Charitable Intentions
Individual retirement accounts (IRAs) are a tremendous tool for accumulating wealth for retirement. Money contributed to an IRA benefits from tax-deferred investment growth, which can offer substantial benefits versus non-IRAs over time. For example, if your investment account is earning 6% per year but your investment earnings are taxed at a 15% rate, a non-IRA will return only 5.1% per year after taxes. Within the tax deferred IRA, however, the full 6% annual investment return will be retained, resulting in much greater growth over time.
What’s the catch? Unfortunately, the IRA only defers the taxes due on the growth of the account – any withdrawals taken from the IRA are subject to ordinary income tax. So, whether you take IRA withdrawals at retirement for your needs, to give to charity, or to finally buy that Mustang convertible, amounts distributed from the IRA will be fully taxed in the year of withdrawal.
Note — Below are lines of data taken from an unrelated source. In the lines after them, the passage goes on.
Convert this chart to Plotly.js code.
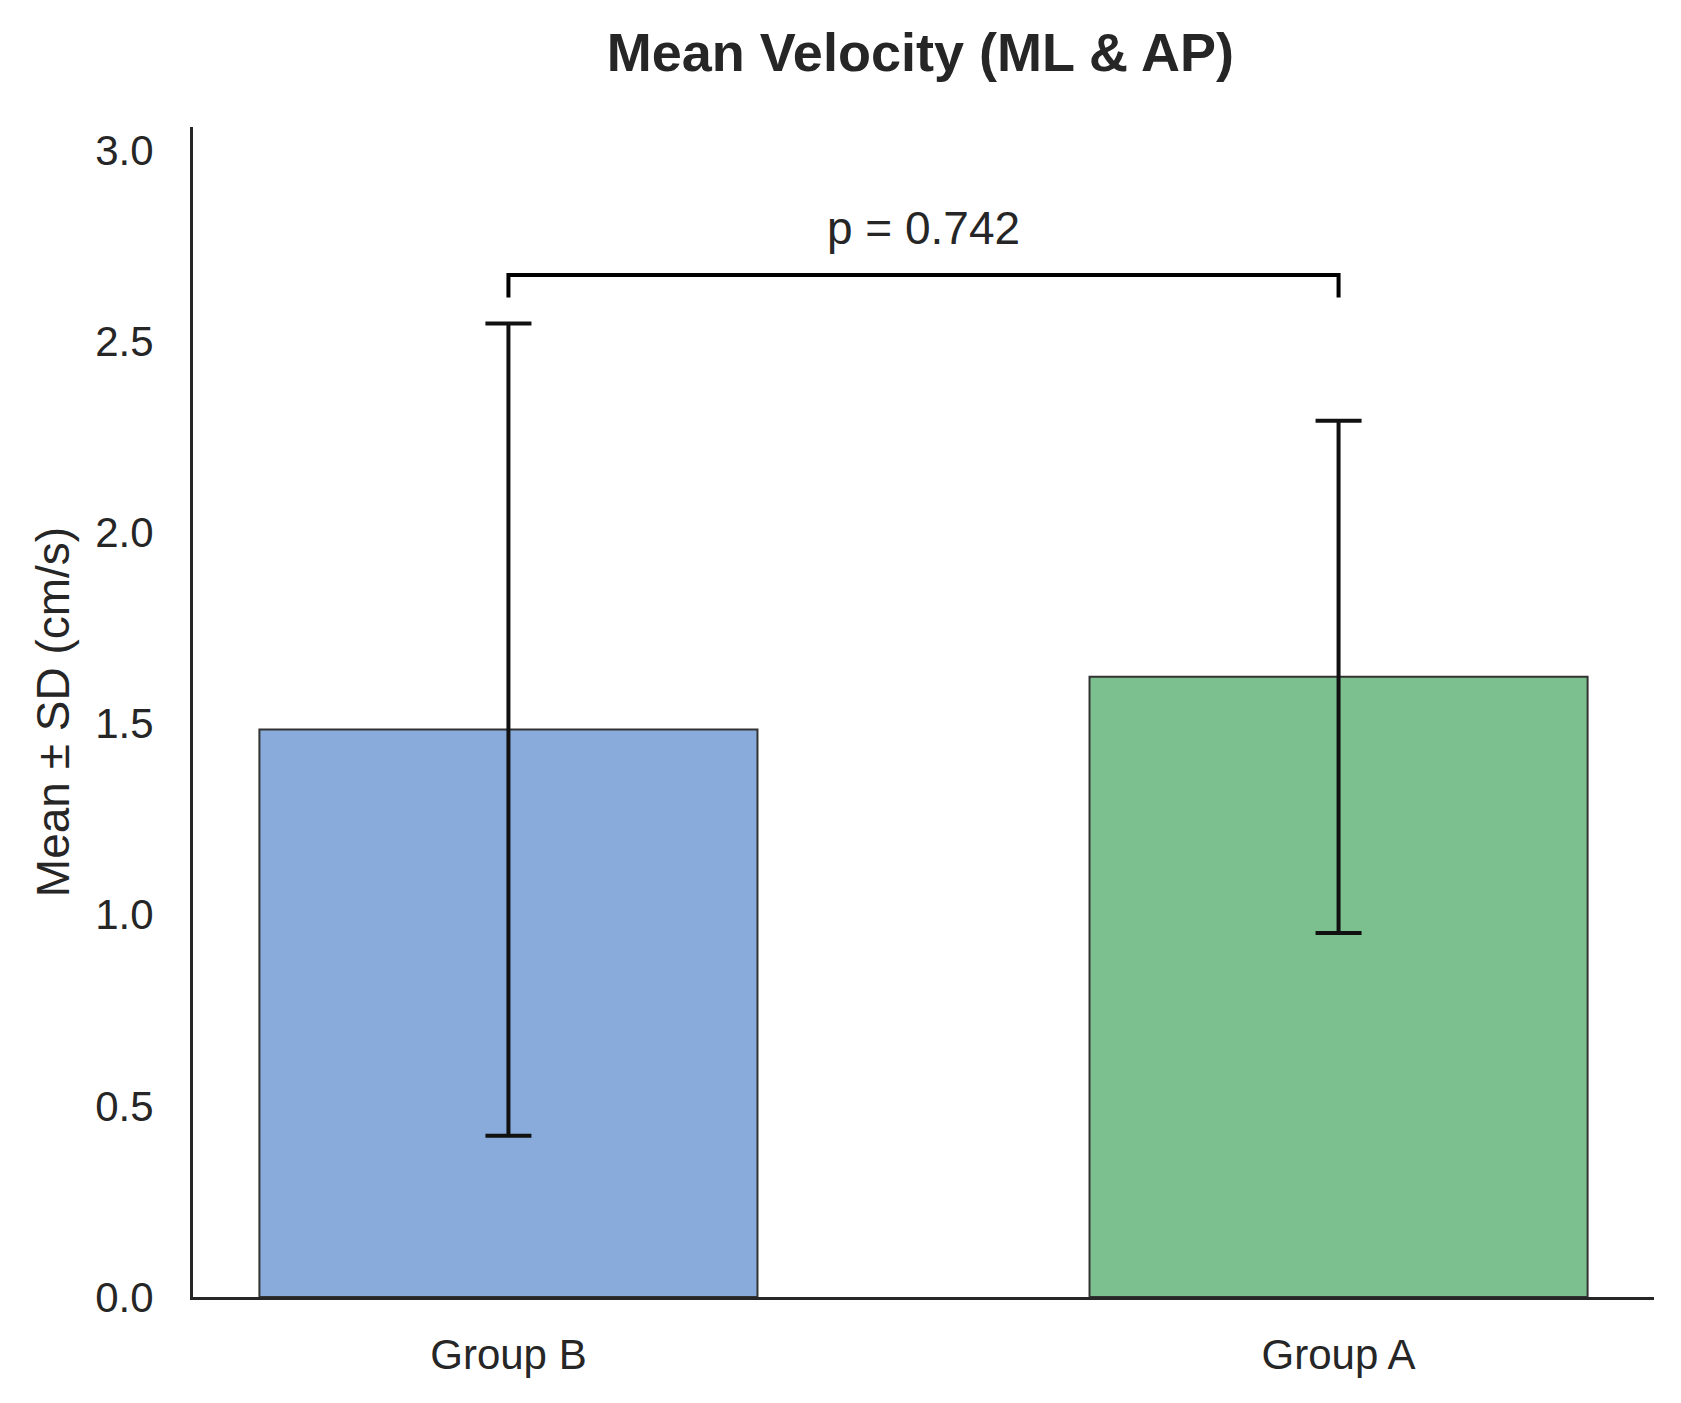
<!DOCTYPE html>
<html>
<head>
<meta charset="utf-8">
<script src="https://cdn.plot.ly/plotly-3.0.1.min.js"></script>
<style>
  html, body { margin: 0; padding: 0; background: #fff; }
  #graph { width: 1681px; height: 1403px; }
</style>
</head>
<body>
<div id="graph"></div>
<script>
// values
var groups = ['Group B', 'Group A'];
var means = [1.484, 1.622];
var sds = [1.062, 0.670];
var barColors = ['#88abdb', '#7bc08e'];

var yTicks = [0, 0.5, 1.0, 1.5, 2.0, 2.5, 3.0];
var yTickText = ['0.0', '0.5', '1.0', '1.5', '2.0', '2.5', '3.0'];

// significance bracket between the two groups
var bracketX = ['Group B', 'Group B', 'Group A', 'Group A'];
var bracketY = [2.614, 2.673, 2.673, 2.614];
var pLabel = 'p = 0.742';

var textColor = '#262626';

/* -------------Bars with SD error bars------------ */

var bars = {
    x: groups,
    y: means,
    type: 'bar',
    width: 0.6,
    marker: {
        color: barColors,
        line: { color: '#333333', width: 2 }
    },
    error_y: {
        type: 'data',
        array: sds,
        visible: true,
        color: '#111111',
        thickness: 4,
        width: 23
    },
    hoverinfo: 'none'
};

var bracket = {
    x: bracketX,
    y: bracketY,
    mode: 'lines',
    line: { color: '#000000', width: 4 },
    hoverinfo: 'none'
};

var layout = {
    width: 1681,
    height: 1403,
    showlegend: false,
    paper_bgcolor: '#ffffff',
    plot_bgcolor: '#ffffff',
    margin: { l: 193, r: 27, t: 127, b: 106 },
    font: { family: 'Liberation Sans, Arial, sans-serif', color: textColor },
    title: {
        text: 'Mean Velocity (ML & AP)',
        font: { size: 54, weight: 'bold', color: textColor },
        x: 0.5475,
        xanchor: 'center',
        y: 1 - 52 / 1403,
        yanchor: 'middle'
    },
    xaxis: {
        type: 'category',
        range: [-0.38, 1.38],
        autorange: false,
        showgrid: false,
        zeroline: false,
        showline: true,
        linecolor: textColor,
        linewidth: 3,
        ticks: 'outside',
        ticklen: 19,
        tickcolor: 'rgba(0,0,0,0)',
        tickfont: { size: 42, color: textColor }
    },
    yaxis: {
        range: [0, 3.06],
        autorange: false,
        showgrid: false,
        zeroline: false,
        showline: true,
        linecolor: textColor,
        linewidth: 3,
        tickvals: yTicks,
        ticktext: yTickText,
        ticks: 'outside',
        ticklen: 28,
        tickcolor: 'rgba(0,0,0,0)',
        tickfont: { size: 42, color: textColor },
        title: {
            text: 'Mean ± SD (cm/s)',
            font: { size: 46, color: textColor },
            standoff: 12
        }
    },
    annotations: [{
        x: 0.5,
        y: 2.795,
        xref: 'x',
        yref: 'y',
        text: pLabel,
        showarrow: false,
        xanchor: 'center',
        yanchor: 'middle',
        font: { size: 46, color: textColor }
    }]
};

var graph = document.getElementById('graph');
Plotly.newPlot(graph, [bars, bracket], layout, { staticPlot: true });
</script>
</body>
</html>
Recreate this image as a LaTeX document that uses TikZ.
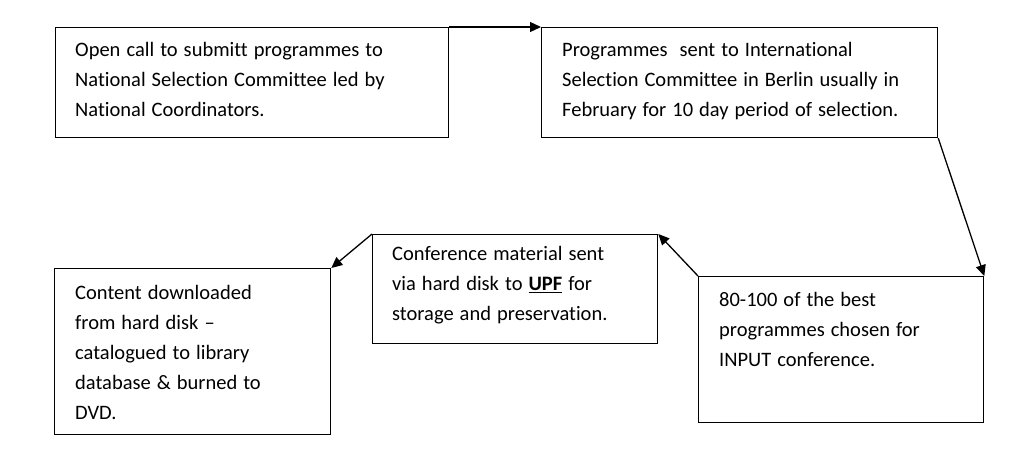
\documentclass[tikz,border=0pt]{standalone}
\usepackage{fontspec}
\setmainfont{Carlito}[Ligatures=NoCommon,WordSpace=1.3]
\usetikzlibrary{arrows.meta}
\begin{document}
\begin{tikzpicture}[x=1pt,y=-1pt,
  box/.style={draw,line width=1.3pt,anchor=north west,inner sep=0pt},
  txt/.style={anchor=north west,align=left,inner sep=0pt,font=\fontsize{20.5}{30}\selectfont},
  arr/.style={line width=1.3pt,-{Triangle[length=11pt,width=10pt]}}]
\useasboundingbox (0,0) rectangle (1020,456);
\node[box,minimum width=393pt,minimum height=110pt] (b1) at (55,27) {};
\node[box,minimum width=396pt,minimum height=110pt] (b2) at (541,27) {};
\node[box,minimum width=285pt,minimum height=146pt] (b3) at (698,276) {};
\node[box,minimum width=285pt,minimum height=109pt] (b4) at (372,234) {};
\node[box,minimum width=276pt,minimum height=166pt] (b5) at (54,268) {};
\node[txt] (t1) at (75,42) {Open call to submitt programmes to\\National Selection Committee led by\\National Coordinators.};
\node[txt] (t2) at (562,42) {Programmes\ \ sent to International\\Selection Committee in Berlin usually in\\February for 10 day period of selection.};
\node[txt] (t3) at (719,292) {80-100 of the best\\programmes chosen for\\INPUT conference.};
\node[txt] (t4) at (392,246) {Conference material sent\\via hard disk to \underline{\textbf{UPF}} for\\storage and preservation.};
\node[txt] (t5) at (75,285) {Content downloaded\\from hard disk --\\catalogued to library\\database \& burned to\\DVD.};
\draw[arr] (b1.north east) -- (b2.north west);
\draw[arr] (b2.south east) -- (b3.north east);
\draw[arr] (b3.north west) -- (b4.north east);
\draw[arr] (b4.north west) -- (b5.north east);
\end{tikzpicture}
\end{document}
Of course, many strategies exist to assist in reducing the tax impact of IRA distributions. However, for individuals with charitable intentions, the recently enacted Pension Protection Act of 2006 provides a method for taxpayers to take a withdrawal from an IRA account and donate the withdrawal to a charity without ever paying tax. In 2006 and 2007, taxpayers age 70 ½ or older can make a tax free IRA withdrawal of up to $100,000 each year if the withdrawal is donated directly to a public charity. As public charities are tax exempt organizations, the gift of IRA assets is never taxed, maximizing the charitable contribution. Thus, the donor can accomplish a charitable contribution while minimizing the negative tax impact of the gift. Clearly this strategy may not be appropriate for every taxpayer, and thus a qualified tax professional should be consulted before utilizing the charitable IRA contribution.
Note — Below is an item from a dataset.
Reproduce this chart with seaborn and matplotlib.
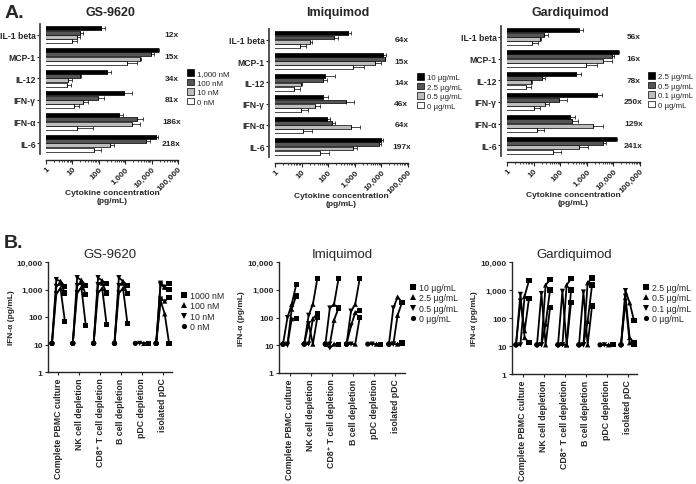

Obviously the charitable IRA contribution is only available for older taxpayers, but another recent tax law change will be of benefit to an entirely younger generation.
Educate U
The cost of a college education continues to rise. The national average cost of a public university education is now approximately $13,000 per year. Private university costs now average approximately $30,000 per year. As noted in last month’s article, general inflation has averaged approximately 3% annually over time, while college education costs are increasing at a far greater rate - approximately 7% per year. Anyone with children to educate is most likely feeling a little depressed after reviewing these cost figures. Don’t be disheartened, an excellent tool to assist in saving for college is the section 529 savings plan.
Many of you may already know of, and may be using, 529 plans for education funding, but let’s review the basics. A 529 plan allows anyone – parents, grandparents, aunts, uncles, friends, etc. - to contribute money into the plan for college education savings. Similar to an IRA or other tax advantaged account, assets accumulate in the 529 plan without taxation of the investment earnings. However, unlike the IRA, if money is withdrawn from the plan to pay for the “qualified college education expenses” of the account beneficiary, the withdrawals are also not subject to taxation, providing greater resources to pay for college expenses. “Qualified education expenses” encompass a wide range of costs including tuition, room and board, required books, and supplies.
Until recently, the tax benefits of 529 plans were primarily limited to Federal income taxes. However, a recent change in Pennsylvania tax law now gives residents of this state even greater incentive to save. As of July 6, 2006, Pennsylvania residents will now receive an annual state income tax deduction of up to $12,000 per account for contributions to section 529 plans. In addition, Pennsylvania also offers a state tax exemption for distributions from 529 savings plans. Thus, utilizing a section 529 plan now provides both Federal and state income tax advantages for taxpayers, creating an even more effective tool for college savings.
Let’s face it – neither of the strategies outlined in this article will completely solve your tax planning and education funding challenges. However, for older taxpayers who are charitably inclined, or for anyone accumulating assets for college education expenses, these strategies will make accomplishing some of the basics in life a little easier.